Des allusions littéraires très réussies se glissent dans le récit, tel ce portrait d'un patron de pizzeria dont le numéro semble « du Pagnol revu par Andrea Camilleri » On croit l'entendre. Sans oublier un clin d'oeil à sa propre production, puisque Stanislas prend « son carnet quadrillé dans lequel il notait régulièrement – toujours au crayon - les idées ou les projets qui lui passaient par la tête. » (On pense, bien sûr, à « L'homme qui écrivait au crayon »)
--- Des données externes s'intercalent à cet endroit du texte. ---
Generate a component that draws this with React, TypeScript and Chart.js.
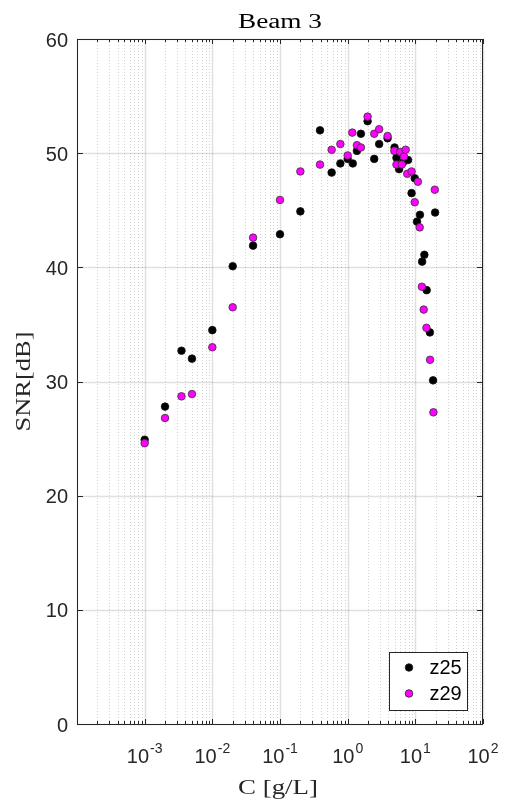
import React, { useEffect, useRef } from "react";
import { Chart, registerables } from "chart.js";
Chart.register(...registerables);

const seriesNames = ["z25", "z29"];
const z25C = [0.001, 0.002, 0.0035, 0.005, 0.01, 0.02, 0.04, 0.1, 0.2, 0.39, 0.58, 0.78, 1.0, 1.19, 1.37, 1.57, 1.97, 2.47, 2.92, 3.89, 4.93, 5.26, 5.76, 6.6, 7.8, 8.8, 9.8, 10.6, 11.7, 12.6, 13.6, 14.7, 16.4, 18.3, 19.6];
const z25SNR = [24.9, 27.8, 32.7, 32.0, 34.5, 40.1, 41.9, 42.9, 44.9, 52.0, 48.3, 49.1, 49.5, 49.1, 50.2, 51.7, 52.8, 49.5, 50.8, 51.3, 50.5, 49.6, 48.6, 49.2, 49.4, 46.5, 47.8, 44.0, 44.6, 40.5, 41.1, 38.0, 34.3, 30.1, 44.8];
const z29C = [0.001, 0.002, 0.0035, 0.005, 0.01, 0.02, 0.04, 0.1, 0.2, 0.39, 0.58, 0.78, 1.0, 1.17, 1.37, 1.57, 1.97, 2.47, 2.92, 3.89, 4.9, 5.26, 6.0, 6.3, 6.8, 7.2, 7.6, 8.8, 9.8, 10.9, 11.6, 12.5, 13.3, 14.6, 16.5, 18.5, 19.4];
const z29SNR = [24.6, 26.8, 28.7, 28.9, 33.0, 36.5, 42.6, 45.9, 48.4, 49.0, 50.3, 50.8, 49.8, 51.8, 50.7, 50.5, 53.2, 51.7, 52.1, 51.5, 50.2, 49.0, 50.1, 49.0, 49.7, 50.3, 48.2, 48.4, 45.7, 47.5, 43.5, 38.3, 36.3, 34.7, 31.9, 27.3, 46.8];
const yTicks = [0, 10, 20, 30, 40, 50, 60];
const xMajorExps = [-4, -3, -2, -1, 0, 1, 2];
const xLabelExps = [-3, -2, -1, 0, 1, 2];
const titleText = "Beam 3";
const xTitle = "C [g/L]";
const yTitle = "SNR[dB]";

const colors = ["#000000", "#ff00ff"];
const SANS = "'Liberation Sans', Arial, sans-serif";
const SERIF = "'Liberation Serif', 'DejaVu Serif', serif";

function wideText(ctx: any, text: string, x: number, y: number, targetW: number) {
  const w = ctx.measureText(text).width;
  const sx = targetW / w;
  ctx.save();
  ctx.translate(x, y);
  ctx.scale(sx, 1);
  ctx.textAlign = "center";
  ctx.fillText(text, 0, 0);
  ctx.restore();
}

const matlabPlugin = {
  id: "matlabAxes",
  beforeDatasetsDraw(chart: any) {
    const { ctx, chartArea: a, scales } = chart;
    const xs = scales.x, ys = scales.y;
    ctx.save();
    ctx.strokeStyle = "rgba(0,0,0,0.18)";
    ctx.lineWidth = 1;
    ctx.setLineDash([1, 2]);
    for (let e = -4; e < 2; e++) {
      for (let m = 2; m <= 9; m++) {
        const px = Math.round(xs.getPixelForValue(m * Math.pow(10, e))) + 0.5;
        ctx.beginPath();
        ctx.moveTo(px, a.top);
        ctx.lineTo(px, a.bottom);
        ctx.stroke();
      }
    }
    ctx.setLineDash([]);
    ctx.strokeStyle = "rgba(0,0,0,0.12)";
    ctx.lineWidth = 1.5;
    xMajorExps.forEach((e) => {
      const px = Math.round(xs.getPixelForValue(Math.pow(10, e))) + 0.5;
      ctx.beginPath();
      ctx.moveTo(px, a.top);
      ctx.lineTo(px, a.bottom);
      ctx.stroke();
    });
    yTicks.forEach((v) => {
      const py = Math.round(ys.getPixelForValue(v)) + 0.5;
      ctx.beginPath();
      ctx.moveTo(a.left, py);
      ctx.lineTo(a.right, py);
      ctx.stroke();
    });
    ctx.restore();
  },
  afterDatasetsDraw(chart: any) {
    const { ctx, chartArea: a, scales } = chart;
    const xs = scales.x, ys = scales.y;
    ctx.save();
    const axisColor = "#262626";
    ctx.strokeStyle = axisColor;
    ctx.lineWidth = 1;
    ctx.strokeRect(Math.round(a.left) + 0.5, Math.round(a.top) + 0.5, Math.round(a.right - a.left) - 1, Math.round(a.bottom - a.top));
    for (let e = -4; e <= 2; e++) {
      for (let m = 1; m <= 9; m++) {
        const v = m * Math.pow(10, e);
        if (v > 100.0001) continue;
        const px = Math.round(xs.getPixelForValue(v)) + 0.5;
        const len = m === 1 ? 5 : 3;
        ctx.beginPath();
        ctx.moveTo(px, a.bottom);
        ctx.lineTo(px, a.bottom - len);
        ctx.moveTo(px, a.top);
        ctx.lineTo(px, a.top + len);
        ctx.stroke();
      }
    }
    yTicks.forEach((v) => {
      const py = Math.round(ys.getPixelForValue(v)) + 0.5;
      ctx.beginPath();
      ctx.moveTo(a.left, py);
      ctx.lineTo(a.left + 6, py);
      ctx.moveTo(a.right, py);
      ctx.lineTo(a.right - 6, py);
      ctx.stroke();
    });
    ctx.fillStyle = axisColor;
    ctx.font = `20px ${SANS}`;
    ctx.textAlign = "right";
    ctx.textBaseline = "middle";
    yTicks.forEach((v) => {
      ctx.fillText(String(v), a.left - 9, ys.getPixelForValue(v) + 2);
    });
    xLabelExps.forEach((e) => {
      const px = xs.getPixelForValue(Math.pow(10, e));
      ctx.font = `20px ${SANS}`;
      const bw = ctx.measureText("10").width;
      ctx.font = `14px ${SANS}`;
      const sup = String(e);
      const sw = ctx.measureText(sup).width;
      const total = bw + sw + 1;
      const x0 = px - total / 2;
      ctx.textAlign = "left";
      ctx.textBaseline = "alphabetic";
      ctx.font = `20px ${SANS}`;
      ctx.fillText("10", x0, a.bottom + 39);
      ctx.font = `14px ${SANS}`;
      ctx.fillText(sup, x0 + bw + 1, a.bottom + 29);
    });
    ctx.fillStyle = "#262626";
    ctx.font = `21px ${SERIF}`;
    ctx.textBaseline = "alphabetic";
    wideText(ctx, xTitle, (a.left + a.right) / 2 - 2, a.bottom + 70, 80);
    ctx.save();
    ctx.translate(30, (a.top + a.bottom) / 2);
    ctx.rotate(-Math.PI / 2);
    wideText(ctx, yTitle, 0, 0, 100);
    ctx.restore();
    ctx.fillStyle = "#000";
    ctx.font = `20px ${SERIF}`;
    wideText(ctx, titleText, (a.left + a.right) / 2, a.top - 11, 84);
    // legend
    const lx = 389.5, ly = 652.5, lw = 78, lh = 58;
    ctx.fillStyle = "#fff";
    ctx.fillRect(lx, ly, lw, lh);
    ctx.strokeStyle = "#262626";
    ctx.lineWidth = 1;
    ctx.strokeRect(lx, ly, lw, lh);
    seriesNames.forEach((n, i) => {
      const cy = ly + 15 + i * 26;
      ctx.beginPath();
      ctx.arc(lx + 19.5, cy, 3.8, 0, Math.PI * 2);
      ctx.fillStyle = colors[i];
      ctx.fill();
      ctx.lineWidth = 0.8;
      ctx.strokeStyle = "#222";
      ctx.stroke();
      ctx.fillStyle = "#000";
      ctx.font = `20px ${SANS}`;
      ctx.textAlign = "left";
      ctx.textBaseline = "middle";
      ctx.fillText(n, lx + 40, cy + 1);
    });
    ctx.restore();
  },
};

export default function App() {
  const ref = useRef<HTMLCanvasElement | null>(null);
  useEffect(() => {
    if (!ref.current) return;
    const chart = new Chart(ref.current, {
      type: "scatter",
      data: {
        datasets: [
          {
            label: seriesNames[0],
            data: z25C.map((c, i) => ({ x: c, y: z25SNR[i] })),
            backgroundColor: colors[0],
            borderColor: "#111",
            borderWidth: 0.8,
            pointRadius: 3.8,
            order: 1,
          },
          {
            label: seriesNames[1],
            data: z29C.map((c, i) => ({ x: c, y: z29SNR[i] })),
            backgroundColor: colors[1],
            borderColor: "#333",
            borderWidth: 0.8,
            pointRadius: 3.8,
            order: 0,
          },
        ],
      },
      options: {
        responsive: false,
        animation: false,
        devicePixelRatio: 1,
        layout: { padding: { top: 39, right: 22, left: 0, bottom: 0 } },
        plugins: { legend: { display: false }, title: { display: false }, tooltip: { enabled: false } },
        scales: {
          x: {
            type: "logarithmic",
            min: 1e-4,
            max: 100,
            ticks: { display: false },
            grid: { display: false },
            border: { display: false },
            afterFit: (s: any) => { s.height = 79; },
          },
          y: {
            type: "linear",
            min: 0,
            max: 60,
            ticks: { display: false },
            grid: { display: false },
            border: { display: false },
            afterFit: (s: any) => { s.width = 77; },
          },
        },
      },
      plugins: [matlabPlugin],
    } as any);
    return () => chart.destroy();
  }, []);
  return (
    <div style={{ position: "absolute", left: 0, top: 0, width: 505, height: 803, background: "#fff" }}>
      <canvas ref={ref} width={505} height={803} style={{ display: "block" }} />
    </div>
  );
}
Enfin, un épisode m'a replongée dans le passé, tandis que ma soeur et moi mangions dans un petit restaurant grec. Voilà que les clients de la table voisine interpellent la serveuse en reprochant avec aigreur à leur purée d'être de fabrication industrielle. C'est à cet instant que le patron jaillit telle une tornade de sa cuisine et menace les malheureux de façon si effrayante que nous nous efforcions de nous transformer en souris. Il se tourne alors vers nous avec un grand sourire pour savoir si nous sommes satisfaites de notre repas. Nous nous sommes écriées que oui, bien que lui n'ait eu aucune arme à la main, et n'avons plus jamais mis un pied dans cet endroit.
J'ai donc passé un excellent moment en compagnie de Stanislas, et, s'il poursuit son tour de Belgique, je peux affirmer que je serai à ses côtés avec la plus grande joie.